— START OF DATA FOR THE TASK —

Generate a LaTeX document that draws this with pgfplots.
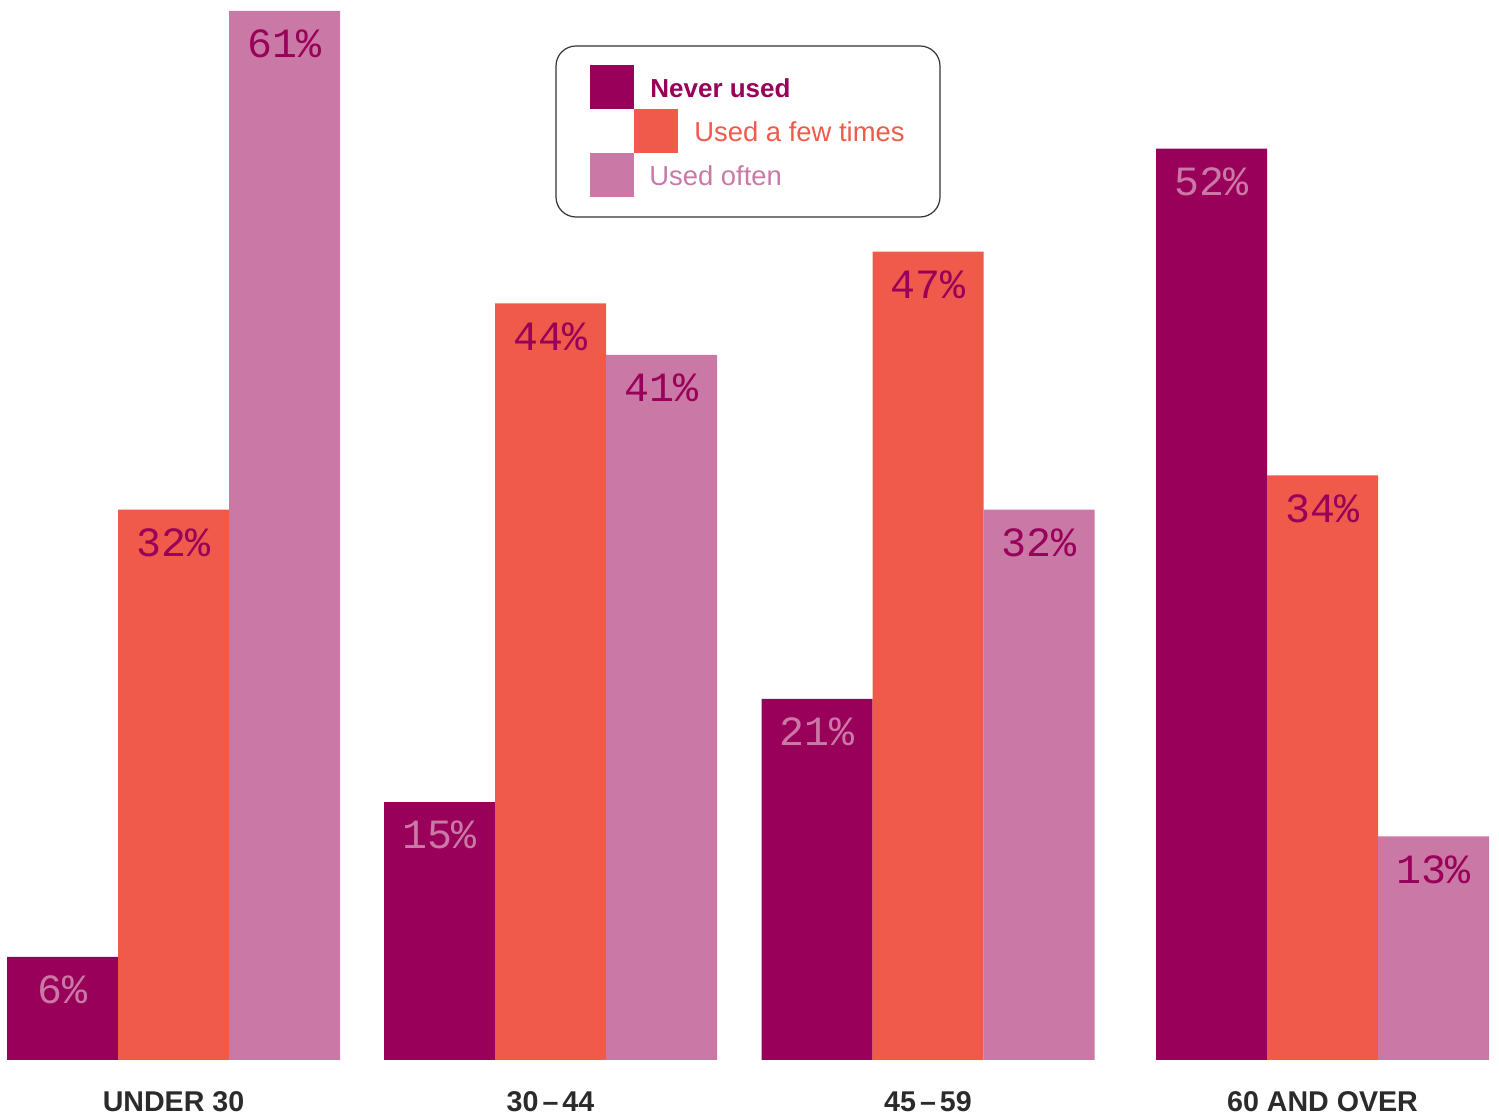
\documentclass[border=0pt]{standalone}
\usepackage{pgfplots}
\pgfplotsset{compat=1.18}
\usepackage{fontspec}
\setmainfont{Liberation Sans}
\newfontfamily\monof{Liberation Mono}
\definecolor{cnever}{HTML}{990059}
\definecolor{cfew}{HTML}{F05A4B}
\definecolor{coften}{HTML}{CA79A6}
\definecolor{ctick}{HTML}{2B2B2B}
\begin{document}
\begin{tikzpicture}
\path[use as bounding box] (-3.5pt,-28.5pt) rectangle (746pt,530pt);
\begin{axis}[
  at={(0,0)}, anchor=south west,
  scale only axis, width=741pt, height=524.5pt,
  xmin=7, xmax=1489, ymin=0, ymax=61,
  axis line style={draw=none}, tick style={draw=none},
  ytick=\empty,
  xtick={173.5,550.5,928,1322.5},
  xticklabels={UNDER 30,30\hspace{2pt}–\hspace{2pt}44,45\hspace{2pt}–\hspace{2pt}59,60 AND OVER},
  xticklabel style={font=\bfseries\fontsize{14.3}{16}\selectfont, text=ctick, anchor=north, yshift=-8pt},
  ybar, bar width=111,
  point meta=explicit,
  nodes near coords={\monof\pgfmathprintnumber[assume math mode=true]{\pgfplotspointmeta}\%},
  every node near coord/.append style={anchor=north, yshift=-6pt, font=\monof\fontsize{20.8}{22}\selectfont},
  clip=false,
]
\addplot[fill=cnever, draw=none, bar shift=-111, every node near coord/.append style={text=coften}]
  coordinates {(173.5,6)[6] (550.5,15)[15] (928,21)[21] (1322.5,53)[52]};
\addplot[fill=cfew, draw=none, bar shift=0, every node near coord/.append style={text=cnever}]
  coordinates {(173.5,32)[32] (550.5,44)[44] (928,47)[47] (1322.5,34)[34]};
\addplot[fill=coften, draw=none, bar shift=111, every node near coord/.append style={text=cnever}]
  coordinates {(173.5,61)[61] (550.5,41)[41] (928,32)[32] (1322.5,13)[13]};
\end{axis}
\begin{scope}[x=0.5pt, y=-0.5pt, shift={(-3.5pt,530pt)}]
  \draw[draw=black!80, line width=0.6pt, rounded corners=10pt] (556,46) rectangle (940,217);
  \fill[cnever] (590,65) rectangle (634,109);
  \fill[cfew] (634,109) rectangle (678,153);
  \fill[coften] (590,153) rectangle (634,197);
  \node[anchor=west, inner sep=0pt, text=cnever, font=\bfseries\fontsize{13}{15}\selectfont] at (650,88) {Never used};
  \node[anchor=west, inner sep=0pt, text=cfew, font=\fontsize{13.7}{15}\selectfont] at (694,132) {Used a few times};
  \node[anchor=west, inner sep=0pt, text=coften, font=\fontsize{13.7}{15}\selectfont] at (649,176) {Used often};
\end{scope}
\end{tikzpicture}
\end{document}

— END OF DATA FOR THE TASK —
— START OF DATA FOR THE TASK —

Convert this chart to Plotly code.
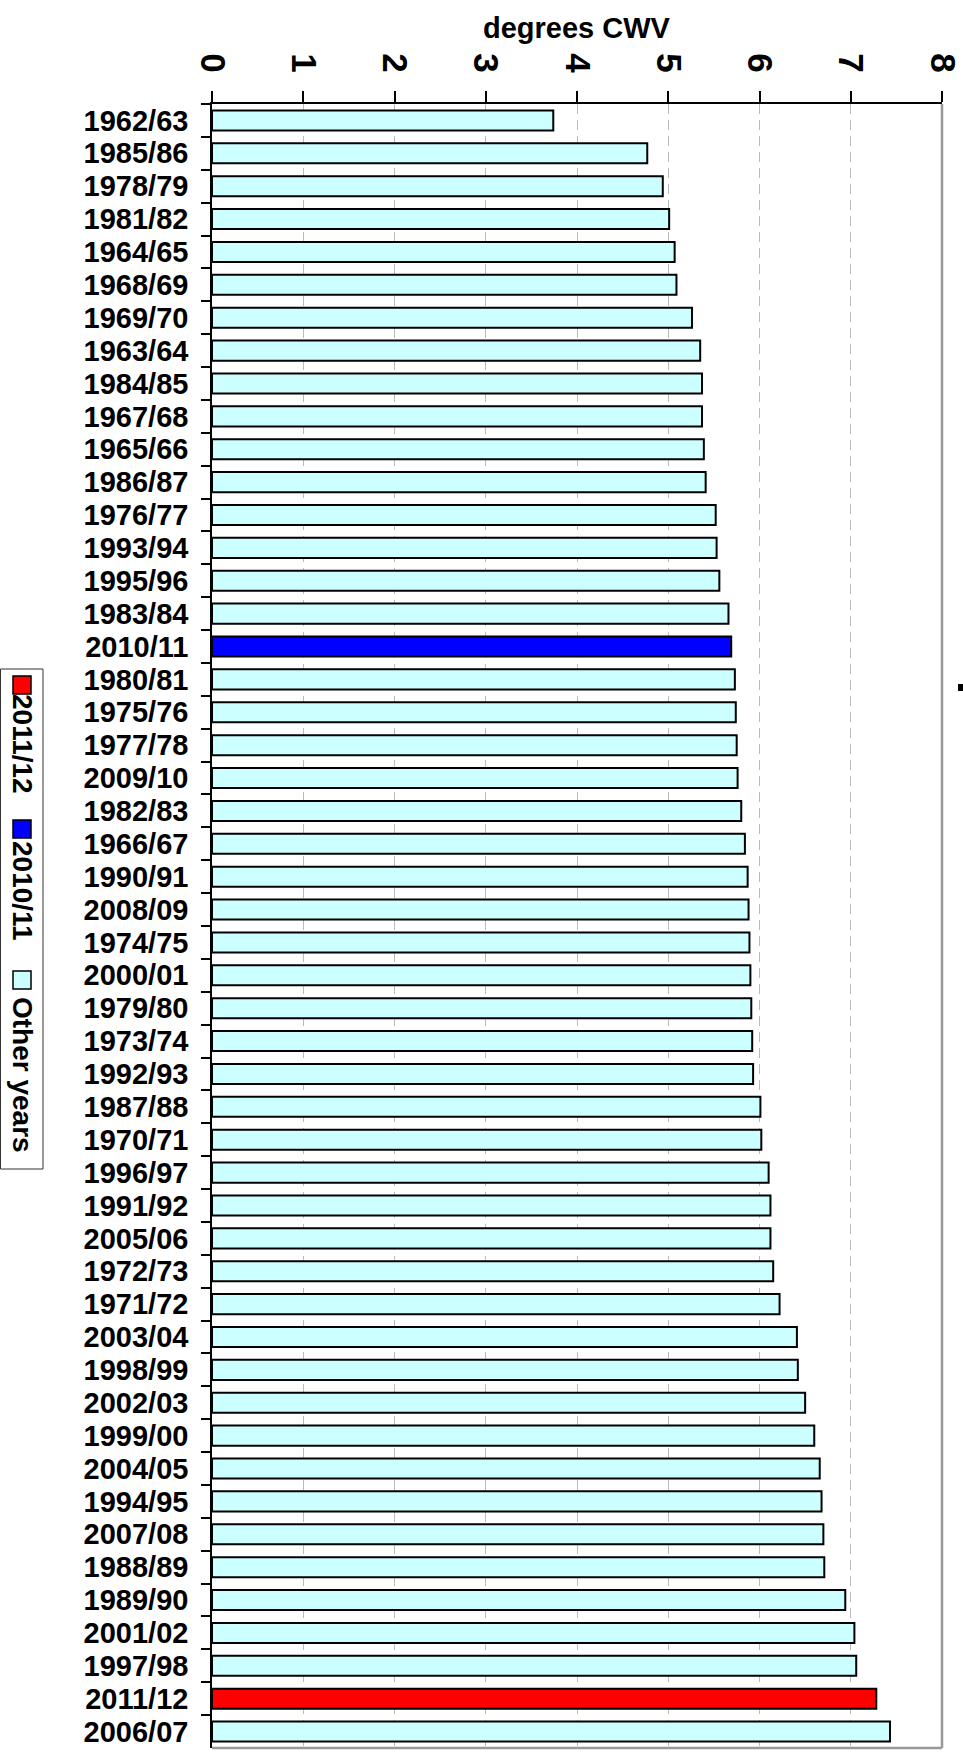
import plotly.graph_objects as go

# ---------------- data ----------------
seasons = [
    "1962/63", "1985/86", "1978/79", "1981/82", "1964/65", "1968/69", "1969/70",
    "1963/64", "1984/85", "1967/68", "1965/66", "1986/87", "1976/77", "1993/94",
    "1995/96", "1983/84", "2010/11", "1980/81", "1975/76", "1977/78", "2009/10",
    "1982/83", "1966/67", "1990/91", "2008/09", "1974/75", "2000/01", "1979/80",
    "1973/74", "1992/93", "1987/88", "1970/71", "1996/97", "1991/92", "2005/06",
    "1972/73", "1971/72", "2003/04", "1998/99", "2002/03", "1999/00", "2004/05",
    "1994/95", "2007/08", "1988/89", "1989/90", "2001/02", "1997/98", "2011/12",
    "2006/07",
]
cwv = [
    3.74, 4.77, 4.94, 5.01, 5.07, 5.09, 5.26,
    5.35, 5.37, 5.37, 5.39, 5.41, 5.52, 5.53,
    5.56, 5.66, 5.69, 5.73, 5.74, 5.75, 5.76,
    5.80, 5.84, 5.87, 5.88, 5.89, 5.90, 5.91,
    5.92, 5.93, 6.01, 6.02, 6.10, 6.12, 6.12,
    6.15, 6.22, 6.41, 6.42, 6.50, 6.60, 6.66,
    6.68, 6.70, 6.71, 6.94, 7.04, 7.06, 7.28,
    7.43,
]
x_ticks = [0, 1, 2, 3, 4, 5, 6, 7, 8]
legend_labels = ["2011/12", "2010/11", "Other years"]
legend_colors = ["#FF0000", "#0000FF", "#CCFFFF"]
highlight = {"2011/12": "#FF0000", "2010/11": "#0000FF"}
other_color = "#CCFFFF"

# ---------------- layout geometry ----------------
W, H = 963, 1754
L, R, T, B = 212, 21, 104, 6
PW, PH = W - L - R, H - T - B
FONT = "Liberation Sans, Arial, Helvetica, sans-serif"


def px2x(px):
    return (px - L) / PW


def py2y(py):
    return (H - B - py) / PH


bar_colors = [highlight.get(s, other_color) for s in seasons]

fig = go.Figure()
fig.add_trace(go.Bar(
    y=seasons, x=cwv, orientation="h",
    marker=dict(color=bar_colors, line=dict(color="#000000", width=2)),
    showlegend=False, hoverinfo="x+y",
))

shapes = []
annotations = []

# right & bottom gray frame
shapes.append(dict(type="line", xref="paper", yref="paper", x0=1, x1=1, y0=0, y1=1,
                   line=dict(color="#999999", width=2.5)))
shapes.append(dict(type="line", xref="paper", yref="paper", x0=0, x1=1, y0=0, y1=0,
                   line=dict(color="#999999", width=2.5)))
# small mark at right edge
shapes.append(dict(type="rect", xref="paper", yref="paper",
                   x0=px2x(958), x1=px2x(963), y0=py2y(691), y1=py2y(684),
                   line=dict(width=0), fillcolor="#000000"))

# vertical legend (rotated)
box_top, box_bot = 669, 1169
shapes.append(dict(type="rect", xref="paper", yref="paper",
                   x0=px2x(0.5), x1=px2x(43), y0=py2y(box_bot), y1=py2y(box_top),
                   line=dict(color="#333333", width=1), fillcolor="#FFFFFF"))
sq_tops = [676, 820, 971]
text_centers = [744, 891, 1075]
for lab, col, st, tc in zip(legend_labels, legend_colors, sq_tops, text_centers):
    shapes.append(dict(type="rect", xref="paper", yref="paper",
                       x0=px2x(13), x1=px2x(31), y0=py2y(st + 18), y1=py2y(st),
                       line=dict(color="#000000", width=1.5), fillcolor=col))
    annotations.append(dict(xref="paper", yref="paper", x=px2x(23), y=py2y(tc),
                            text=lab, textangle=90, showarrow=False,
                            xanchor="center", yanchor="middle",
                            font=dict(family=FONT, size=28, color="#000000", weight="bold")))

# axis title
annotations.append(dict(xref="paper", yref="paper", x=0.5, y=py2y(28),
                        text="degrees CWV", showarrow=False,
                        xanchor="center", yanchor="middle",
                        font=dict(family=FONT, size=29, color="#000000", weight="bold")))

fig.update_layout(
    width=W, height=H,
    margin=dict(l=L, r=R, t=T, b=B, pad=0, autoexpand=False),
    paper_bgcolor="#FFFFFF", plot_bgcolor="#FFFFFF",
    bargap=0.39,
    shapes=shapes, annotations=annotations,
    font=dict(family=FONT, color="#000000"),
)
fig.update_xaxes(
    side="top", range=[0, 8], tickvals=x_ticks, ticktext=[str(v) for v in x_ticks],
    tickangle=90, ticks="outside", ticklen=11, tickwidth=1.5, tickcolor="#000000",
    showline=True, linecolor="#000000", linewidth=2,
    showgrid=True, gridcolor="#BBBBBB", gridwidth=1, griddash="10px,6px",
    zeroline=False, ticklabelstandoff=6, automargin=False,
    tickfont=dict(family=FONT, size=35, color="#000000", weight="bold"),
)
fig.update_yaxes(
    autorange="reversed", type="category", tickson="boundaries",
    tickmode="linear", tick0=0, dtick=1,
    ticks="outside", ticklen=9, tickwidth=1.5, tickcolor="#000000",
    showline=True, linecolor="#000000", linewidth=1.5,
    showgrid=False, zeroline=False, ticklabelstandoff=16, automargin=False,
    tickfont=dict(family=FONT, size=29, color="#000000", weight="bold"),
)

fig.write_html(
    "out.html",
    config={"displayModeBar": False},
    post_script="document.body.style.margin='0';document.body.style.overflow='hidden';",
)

— END OF DATA FOR THE TASK —

→ DIRECTIONS FOR THIS TASK:
The copy should hold exactly the lines from the line with "Convert this chart to Plotly code." to the line with "bar_colors = [highlight.get(s, other_color)", both ends in, set down without any pictures and with nothing added.

→ TASK RESULT:
Convert this chart to Plotly code.
import plotly.graph_objects as go

# ---------------- data ----------------
seasons = [
    "1962/63", "1985/86", "1978/79", "1981/82", "1964/65", "1968/69", "1969/70",
    "1963/64", "1984/85", "1967/68", "1965/66", "1986/87", "1976/77", "1993/94",
    "1995/96", "1983/84", "2010/11", "1980/81", "1975/76", "1977/78", "2009/10",
    "1982/83", "1966/67", "1990/91", "2008/09", "1974/75", "2000/01", "1979/80",
    "1973/74", "1992/93", "1987/88", "1970/71", "1996/97", "1991/92", "2005/06",
    "1972/73", "1971/72", "2003/04", "1998/99", "2002/03", "1999/00", "2004/05",
    "1994/95", "2007/08", "1988/89", "1989/90", "2001/02", "1997/98", "2011/12",
    "2006/07",
]
cwv = [
    3.74, 4.77, 4.94, 5.01, 5.07, 5.09, 5.26,
    5.35, 5.37, 5.37, 5.39, 5.41, 5.52, 5.53,
    5.56, 5.66, 5.69, 5.73, 5.74, 5.75, 5.76,
    5.80, 5.84, 5.87, 5.88, 5.89, 5.90, 5.91,
    5.92, 5.93, 6.01, 6.02, 6.10, 6.12, 6.12,
    6.15, 6.22, 6.41, 6.42, 6.50, 6.60, 6.66,
    6.68, 6.70, 6.71, 6.94, 7.04, 7.06, 7.28,
    7.43,
]
x_ticks = [0, 1, 2, 3, 4, 5, 6, 7, 8]
legend_labels = ["2011/12", "2010/11", "Other years"]
legend_colors = ["#FF0000", "#0000FF", "#CCFFFF"]
highlight = {"2011/12": "#FF0000", "2010/11": "#0000FF"}
other_color = "#CCFFFF"

# ---------------- layout geometry ----------------
W, H = 963, 1754
L, R, T, B = 212, 21, 104, 6
PW, PH = W - L - R, H - T - B
FONT = "Liberation Sans, Arial, Helvetica, sans-serif"


def px2x(px):
    return (px - L) / PW


def py2y(py):
    return (H - B - py) / PH


bar_colors = [highlight.get(s, other_color) for s in seasons]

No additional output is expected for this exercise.